In the hours after the first plane hit, about 20 engineers gathered in a conference room in the firm's office to watch the catastrophe unfold. Nobody spoke, Magnusson remembers, and nobody predicted the buildings would collapse.
There has been some talk in recent months that engineers should have been part of the rescue effort, to warn firefighters of imminent danger. The FEMA report suggested that structural engineers should assist emergency personnel in future incidents.
But Magnusson said that would be a wasted effort.
"It's frustrating to hear people say a structural engineer could somehow know," he said. "We all wish someone could have known. But sending an engineer out there will not solve the problem. Nobody could have known."

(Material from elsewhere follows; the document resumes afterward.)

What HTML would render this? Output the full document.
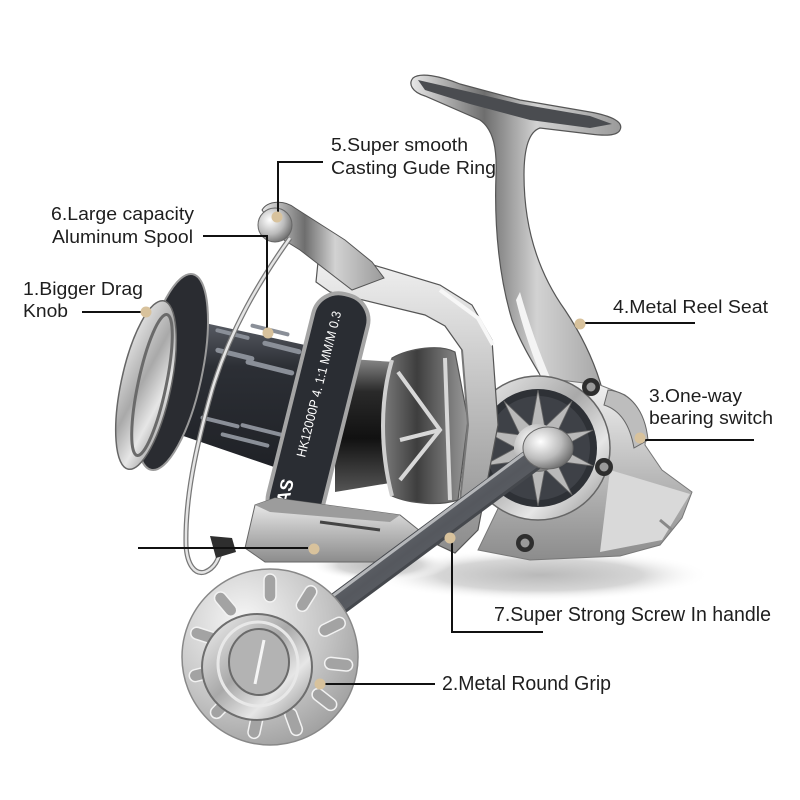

Instead, Magnusson said federal authorities should concentrate on building secure cockpits, teaching pilots to depressurize planes and other ways to incapacitate hijackers.
"Trying to out-build the terrorists is the wrong thing to do," he said. "You're just wasting money."
Like millions of Americans, Magnusson said he was horrified by the tremendous loss of life in the World Trade Center. And watching a building collapse is any engineer's nightmare.
Magnusson said his only solace was that John Skilling, his friend and mentor who worked extensively on the World Trade Center, died four years before his creation was destroyed.
"I'm glad he didn't have to see that. It would have torn him apart."